Tuesday, February 10, 2004

Google: The Reverse eBay - comments on personalisation

Posted in full as online version is only available to subscribers.

Business 2.0 - Web Article - Google: The Reverse eBay: "gle: The Reverse eBay"

Don't think of tech's latest star as just a search engine. Think of it as a keyword marketplace.
By Erick Schonfeld, February 06, 2004

Most of us know Google as a trusty Internet search engine and the most hyped, most anticipated IPO since Netscape. But there is another side of Google that is familiar to marketers and advertisers. Through a part of Google's site called AdWords, advertisers can bid on the search terms we all type into Google's search box 200 million times a day. AdWords, which launched two years ago, is now believed to account for the vast majority of Google's annual revenue of $700 million to $1 billion (the exact figure is not known, since Google has yet to file its IPO registration statement). If this is true, then Google makes most of its money as a keyword marketplace.
In a sense, Google is becoming a reverse eBay (EBAY), where the customers are advertisers and the inventory is made up of consumers' desires as expressed by their search terms. Google auctions off the search terms and connects businesses to consumers who are looking for what those businesses have to offer. Whoever bids the most for a term and receives the most clicks appears in a sponsored advertisement link either at the top or along the side of the search-results page.

This form of online advertising appears to be working. Paid search is on the rise while less effective forms of online advertising are waning. Overall industry revenues from paid search surpassed banner ads in the third quarter of last year, according to the Interactive Advertising Bureau. And Google counts more than 150,000 advertisers in its paid-search program, up from zero in 2002.

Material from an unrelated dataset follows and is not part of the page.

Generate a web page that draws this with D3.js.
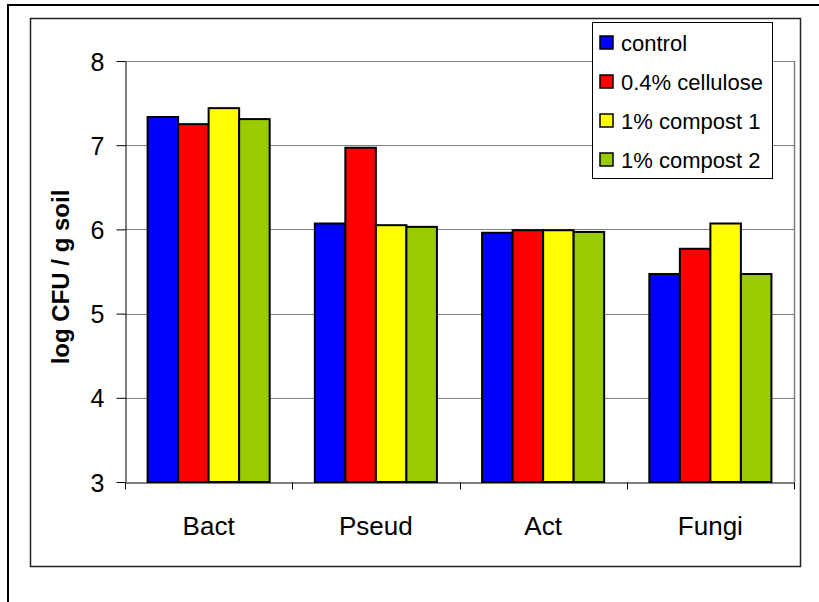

One reason paid search is working is that it is not an annoyance to consumers. It turns out that a lot of people go to Google to either research a purchase or buy a product. "A big percentage of queries we get are commercial in nature," confirms Salar Kamangar, Google's director of product management. Kamangar came up with the AdWords concept and oversees that part of the business today.

Does he think of Google as a keyword marketplace? "You bet," he says. "It is a marketplace where the advertisers tell us about themselves by telling us how much each lead is worth. They have an incentive to bid how much they really want to pay, because if they underbid, their competitors will get more traffic."

Paid search is the ultimate in targeted advertising because consumers type in exactly what they want. For this reason, a general search term like "tropical vacation" is worth less than a more specific term like "Hawaiian vacation." Advertisers pay only for terms that Web surfers actually click on. They enter the keywords they want to bid on and the maximum amounts they want to pay per click and per day, and then Google determines a price and a search ranking for those keywords based on how much other advertisers are willing to pay for the same terms. Some keywords are 5 cents a click and some are $3 or more. With millions of clicks a day, that starts to add up pretty fast.

A big part of AdWords's success is its simplicity. "We built AdWords so it is as easy to use for advertisers as possible," Kamangar says. The goal, he says, is that "five minutes out, the advertiser can start getting leads." But Google is also improving the ability to target ads. Advertisers can choose to display ads only to Web surfers in particular countries or even smaller geographical regions, and they can broaden their terms to include synonyms, common misspellings, and plurals. Google now also offers a way to track the number of clicks that lead to purchases. Expect more refinements down the pike.

The fact is that Google already knows a lot about its users. So why not build deeper profiles by incorporating information about where they've just come from or what they have searched for in the past? Kamangar professes that Google is not interested in such profiling. For one thing, it would raise a whole host of messy privacy issues. For another, Google's business is based on the trust of consumers, so it would not be wise to risk destroying that trust.

But there is an even better reason not to do such demographic profiling: It represents an old way of thinking from which advertisers need to free themselves. Predicting human behavior based on who someone is or what she has done in the past is not something you should build a business around. "There has been research on this," Kamangar says, "but it is not very promising. The searches people do are so unique and diversified that it is hard to predict what they will want based on their past profile." And when you think about it, why would you even want to? Through their actions and words, searchers are giving advertisers a great gift. "The users have very narrowly defined in their own words what they are looking for," Kamangar says. Google is proving that it is much better to let consumers target themselves.